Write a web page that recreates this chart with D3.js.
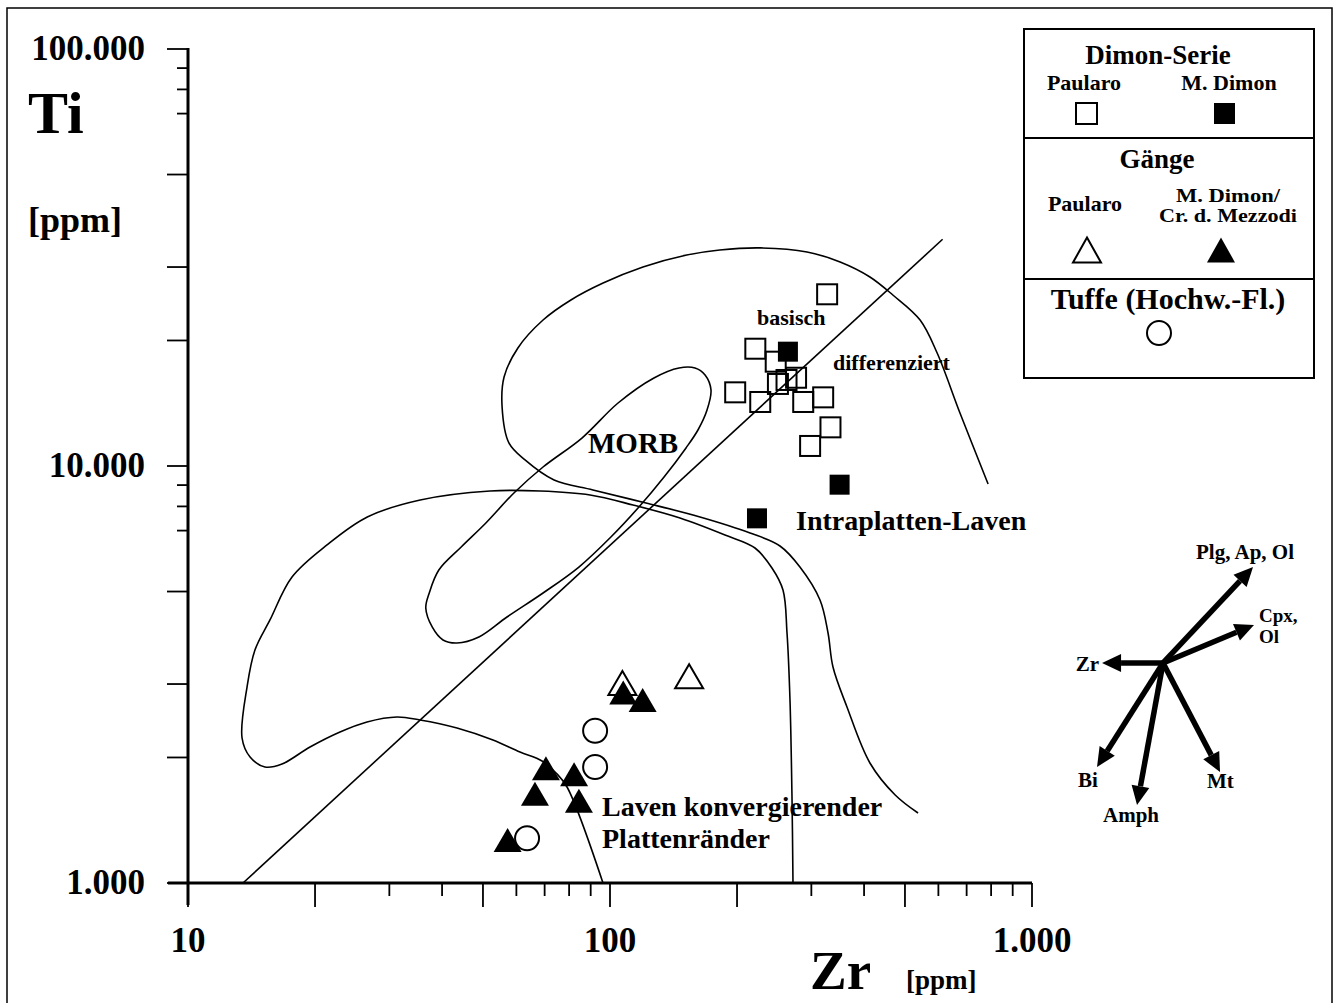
<!DOCTYPE html>
<html><head><meta charset="utf-8">
<script src="https://cdn.jsdelivr.net/npm/d3@7"></script>
<style>
html,body{margin:0;padding:0;background:#fff;}
svg{display:block;}
text{font-family:"Liberation Serif","Times New Roman",serif;font-weight:bold;fill:#000;}
</style></head><body>
<svg id="chart" width="1338" height="1003"></svg>
<script>
// ---------- DATA ----------
const xTickLabelValues = [10, 100, 1000];
const xTickLabels = ["10", "100", "1.000"];
const yTickLabelValues = [1000, 10000, 100000];
const yTickLabels = ["1.000", "10.000", "100.000"];
const yTickMantissas = [1, 2, 3, 5, 7, 8, 9];

// Dimon-Serie
const dimonPaularo = [[327,25810],[221,19110],[247,17790],[250,15730],[262,16080],[276,16280],[198,15020],[227,14240],[287,14240],[320,14610],[333,12380],[298,11170]];
const dimonMDimon = [[264,18800],[350,9020],[223,7490]];
// Gänge
const gaengePaularo = [[154,3133],[107,3017]];
const gaengeMDimon = [[107.5,2862],[119.5,2747],[70.5,1884],[82.2,1823],[66.4,1636],[84.4,1574],[57.2,1268]];
// Tuffe
const tuffe = [[92.2,2318],[92.2,1898],[63.6,1280]];

// Discrimination fields (Zr, Ti in ppm)
const fieldIntraplatten = [[787,9054],[675,13400],[596,18660],[543,22390],[468,25710],[413,28400],[351,30850],[293,32610],[227,33340],[182,32960],[152,32060],[119.7,30000],[96.3,27460],[80.8,25010],[69.4,22390],[60.5,19190],[56.1,16340],[55.5,13850],[57.6,11360],[62.9,10340],[73.7,9256],[91.1,8758],[121.7,8153],[163.4,7546],[214.7,6908],[252.8,6430],[281.9,5725],[314.5,4772],[328.6,3977],[337.6,3296],[364.4,2643],[413,1940],[474,1626],[537,1472]];
const fieldKonvergierend = [[271.4,1000],[270,1581],[267,2746],[262.7,3977],[257,5042],[242,5693],[220.6,6359],[187.3,6831],[146.5,7504],[113.4,8063],[89.7,8521],[68.3,8710],[52,8710],[35.5,8288],[26.6,7546],[21.35,6465],[17.64,5417],[15.64,4273],[14.41,3621],[13.8,2951],[13.43,2227],[14.03,2005],[15.22,1898],[16.7,1929],[19.46,2119],[22.92,2302],[26.56,2433],[31.28,2501],[35.47,2460],[43.39,2353],[52.81,2202],[61.19,2061],[69,1962],[74.5,1836],[79.1,1699],[96.25,1000]];
const fieldMORB = [[145.7,17180],[159,17180],[168,16530],[173.5,15220],[169.8,13620],[161.6,12200],[151.4,11050],[134.3,9410],[117.1,7974],[100.5,6756],[84.4,5725],[69.4,4960],[57,4344],[48.9,3890],[43.4,3763],[40.2,3826],[37.9,4111],[36.6,4565],[37.3,4960],[39.3,5631],[44.4,6394],[50.8,7300],[59.2,8616],[69.4,9945],[85.8,11670],[104.5,14160],[127.1,16260]];
const discriminantLine = [[13.5,1000],[614,34970]];

// Fractionation vectors (origin in ppm, deltas in log10 units)
const vectorOrigin = [2044, 3370];
const vectorNames = ["Plg, Ap, Ol", "Cpx,|Ol", "Zr", "Bi", "Amph", "Mt"];
const vectorDlogZr = [0.2133, 0.2156, -0.1445, -0.1564, -0.0616, 0.1351];
const vectorDlogTi = [0.2302, 0.0911, 0, -0.2494, -0.3405, -0.2614];

// ---------- CHART ----------
const svg = d3.select("#chart");
const x = d3.scaleLog().domain([10, 1000]).range([188, 1032]);
const y = d3.scaleLog().domain([1000, 100000]).range([883, 49]);

// outer frame
svg.append("rect").attr("x", 7).attr("y", 8).attr("width", 1325).attr("height", 1005)
  .attr("fill", "none").attr("stroke", "#000").attr("stroke-width", 1.5);

// fields
const line = d3.line().x(d => x(d[0])).y(d => y(d[1]));
const g = svg.append("g").attr("fill", "none").attr("stroke", "#000").attr("stroke-width", 1.6);
g.append("path").attr("d", line.curve(d3.curveCatmullRom.alpha(0.5))(fieldIntraplatten));
g.append("path").attr("d", line.curve(d3.curveCatmullRom.alpha(0.5))(fieldKonvergierend));
g.append("path").attr("d", line.curve(d3.curveCatmullRomClosed.alpha(0.5))(fieldMORB));
g.append("path").attr("d", line.curve(d3.curveLinear)(discriminantLine));

// axes
const ax = svg.append("g").attr("stroke", "#000");
ax.append("line").attr("x1", 168).attr("x2", x(1000)).attr("y1", y(1000)).attr("y2", y(1000)).attr("stroke-width", 3);
ax.append("line").attr("x1", x(10)).attr("x2", x(10)).attr("y1", y(100000) - 1).attr("y2", 905).attr("stroke-width", 3);

const xTicks = [];
for (const dec of [10, 100]) for (let m = 1; m <= 9; m++) xTicks.push(m * dec);
xTicks.push(1000);
xTicks.forEach(v => {
  const m = Math.round(v / Math.pow(10, Math.floor(Math.log10(v) + 1e-9)));
  const len = (m === 1 || m === 2 || m === 5) ? 24 : 13;
  ax.append("line").attr("x1", x(v)).attr("x2", x(v)).attr("y1", y(1000)).attr("y2", y(1000) + len).attr("stroke-width", 1.8);
});
const yTicks = [];
for (const dec of [1000, 10000]) yTickMantissas.forEach(m => yTicks.push(m * dec));
yTicks.push(100000);
yTicks.forEach(v => {
  const m = Math.round(v / Math.pow(10, Math.floor(Math.log10(v) + 1e-9)));
  const len = (m <= 5) ? 21 : 11;
  ax.append("line").attr("x1", x(10) - len).attr("x2", x(10)).attr("y1", y(v)).attr("y2", y(v)).attr("stroke-width", 1.8);
});

svg.selectAll(".xl").data(xTickLabelValues).enter().append("text")
  .attr("x", d => x(d)).attr("y", 952).attr("text-anchor", "middle").attr("font-size", 35)
  .text((d, i) => xTickLabels[i]);
svg.selectAll(".yl").data(yTickLabelValues).enter().append("text")
  .attr("x", 145).attr("y", d => y(d) + 11).attr("text-anchor", "end").attr("font-size", 35)
  .text((d, i) => yTickLabels[i]);

// axis titles
svg.append("text").attr("x", 28).attr("y", 133).attr("font-size", 60).text("Ti");
svg.append("text").attr("x", 28).attr("y", 232).attr("font-size", 36).text("[ppm]");
svg.append("text").attr("x", 810).attr("y", 989).attr("font-size", 55).text("Zr");
svg.append("text").attr("x", 906).attr("y", 989).attr("font-size", 27).text("[ppm]");

// field labels
svg.append("text").attr("x", 757).attr("y", 325).attr("font-size", 22).text("basisch");
svg.append("text").attr("x", 833).attr("y", 370).attr("font-size", 22).text("differenziert");
svg.append("text").attr("x", 588).attr("y", 453).attr("font-size", 29).text("MORB");
svg.append("text").attr("x", 796).attr("y", 530).attr("font-size", 28).text("Intraplatten-Laven");
const lk = svg.append("text").attr("x", 602).attr("y", 816).attr("font-size", 28);
lk.append("tspan").attr("x", 602).text("Laven konvergierender");
lk.append("tspan").attr("x", 602).attr("dy", 31.5).text("Plattenränder");

// symbols
const SQ = 20, TW = 28, TH = 24, CR = 12;
const triPath = (w, h) => `M0,${-h/2}L${w/2},${h/2}L${-w/2},${h/2}Z`;

svg.append("g").selectAll("rect").data(dimonPaularo).enter().append("rect")
  .attr("x", d => x(d[0]) - SQ/2).attr("y", d => y(d[1]) - SQ/2).attr("width", SQ).attr("height", SQ)
  .attr("fill", "none").attr("stroke", "#000").attr("stroke-width", 2);
svg.append("g").selectAll("rect").data(dimonMDimon).enter().append("rect")
  .attr("x", d => x(d[0]) - SQ/2).attr("y", d => y(d[1]) - SQ/2).attr("width", SQ).attr("height", SQ)
  .attr("fill", "#000");
svg.append("g").selectAll("path").data(gaengePaularo).enter().append("path")
  .attr("transform", d => `translate(${x(d[0])},${y(d[1])})`).attr("d", triPath(TW, TH))
  .attr("fill", "#fff").attr("stroke", "#000").attr("stroke-width", 2);
svg.append("g").selectAll("path").data(gaengeMDimon).enter().append("path")
  .attr("transform", d => `translate(${x(d[0])},${y(d[1])})`).attr("d", triPath(TW, TH))
  .attr("fill", "#000");
svg.append("g").selectAll("circle").data(tuffe).enter().append("circle")
  .attr("cx", d => x(d[0])).attr("cy", d => y(d[1])).attr("r", CR)
  .attr("fill", "#fff").attr("stroke", "#000").attr("stroke-width", 2);

// fractionation vectors
const ox = x(vectorOrigin[0]), oy = y(vectorOrigin[1]);
const labelOffsets = [[-8,-8,"middle"],[5,-3,"start"],[-3,8,"end"],[-19,20,"start"],[-34,17,"start"],[-13,16,"start"]];
const vg = svg.append("g");
vectorNames.forEach((name, i) => {
  const tx = x(vectorOrigin[0] * Math.pow(10, vectorDlogZr[i]));
  const ty = y(vectorOrigin[1] * Math.pow(10, vectorDlogTi[i]));
  const ang = Math.atan2(ty - oy, tx - ox);
  const hl = 19, hw = 9;
  const bx = tx - hl * Math.cos(ang), by = ty - hl * Math.sin(ang);
  vg.append("line").attr("x1", ox).attr("y1", oy).attr("x2", bx).attr("y2", by)
    .attr("stroke", "#000").attr("stroke-width", 5.5);
  const px = -Math.sin(ang), py = Math.cos(ang);
  vg.append("path").attr("d", `M${tx},${ty}L${bx + hw*px},${by + hw*py}L${bx - hw*px},${by - hw*py}Z`).attr("fill", "#000");
  const [dx, dy, anchor] = labelOffsets[i];
  const parts = name.split("|");
  const fs = parts.length > 1 ? 19 : 21;
  parts.forEach((p, k) => {
    vg.append("text").attr("x", tx + dx).attr("y", ty + dy + k * 21.5).attr("text-anchor", anchor)
      .attr("font-size", fs).text(p);
  });
});

// legend
const lg = svg.append("g");
const LX0 = 1024, LX1 = 1314;
lg.append("rect").attr("x", LX0).attr("y", 29).attr("width", LX1 - LX0).attr("height", 349)
  .attr("fill", "#fff").attr("stroke", "#000").attr("stroke-width", 2);
lg.append("line").attr("x1", LX0).attr("x2", LX1).attr("y1", 138).attr("y2", 138).attr("stroke", "#000").attr("stroke-width", 2);
lg.append("line").attr("x1", LX0).attr("x2", LX1).attr("y1", 279).attr("y2", 279).attr("stroke", "#000").attr("stroke-width", 2);
const lt = (tx, ty, s, txt) => lg.append("text").attr("x", tx).attr("y", ty).attr("text-anchor", "middle").attr("font-size", s).text(txt);
lt(1158, 64, 27, "Dimon-Serie");
lt(1084, 90, 22, "Paularo");
lt(1229, 90, 22, "M. Dimon");
lg.append("rect").attr("x", 1076).attr("y", 103).attr("width", 21).attr("height", 21).attr("fill", "none").attr("stroke", "#000").attr("stroke-width", 2);
lg.append("rect").attr("x", 1214).attr("y", 103).attr("width", 21).attr("height", 21).attr("fill", "#000");
lt(1157, 168, 27, "Gänge");
lt(1085, 211, 22, "Paularo");
lt(1228, 201.5, 18, "M. Dimon/").attr("textLength", 104).attr("lengthAdjust", "spacingAndGlyphs");
lt(1228, 222, 18, "Cr. d. Mezzodi").attr("textLength", 138).attr("lengthAdjust", "spacingAndGlyphs");
lg.append("path").attr("transform", "translate(1087,250)").attr("d", triPath(28, 25)).attr("fill", "#fff").attr("stroke", "#000").attr("stroke-width", 2);
lg.append("path").attr("transform", "translate(1221,250)").attr("d", triPath(28, 25)).attr("fill", "#000");
lt(1168, 309, 30, "Tuffe (Hochw.-Fl.)");
lg.append("circle").attr("cx", 1159).attr("cy", 333).attr("r", 12).attr("fill", "#fff").attr("stroke", "#000").attr("stroke-width", 2);
</script>
</body></html>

GIVEN TASK: Look at the listing and set down only the lines from its start through the line with "const tuffe = [[92.2,2318],[92.2,1898],[63.6,1280]];", word for word and without pictures.

ANSWER TO THE PROBLEM:
Write a web page that recreates this chart with D3.js.
<!DOCTYPE html>
<html><head><meta charset="utf-8">
<script src="https://cdn.jsdelivr.net/npm/d3@7"></script>
<style>
html,body{margin:0;padding:0;background:#fff;}
svg{display:block;}
text{font-family:"Liberation Serif","Times New Roman",serif;font-weight:bold;fill:#000;}
</style></head><body>
<svg id="chart" width="1338" height="1003"></svg>
<script>
// ---------- DATA ----------
const xTickLabelValues = [10, 100, 1000];
const xTickLabels = ["10", "100", "1.000"];
const yTickLabelValues = [1000, 10000, 100000];
const yTickLabels = ["1.000", "10.000", "100.000"];
const yTickMantissas = [1, 2, 3, 5, 7, 8, 9];

// Dimon-Serie
const dimonPaularo = [[327,25810],[221,19110],[247,17790],[250,15730],[262,16080],[276,16280],[198,15020],[227,14240],[287,14240],[320,14610],[333,12380],[298,11170]];
const dimonMDimon = [[264,18800],[350,9020],[223,7490]];
// Gänge
const gaengePaularo = [[154,3133],[107,3017]];
const gaengeMDimon = [[107.5,2862],[119.5,2747],[70.5,1884],[82.2,1823],[66.4,1636],[84.4,1574],[57.2,1268]];
// Tuffe
const tuffe = [[92.2,2318],[92.2,1898],[63.6,1280]];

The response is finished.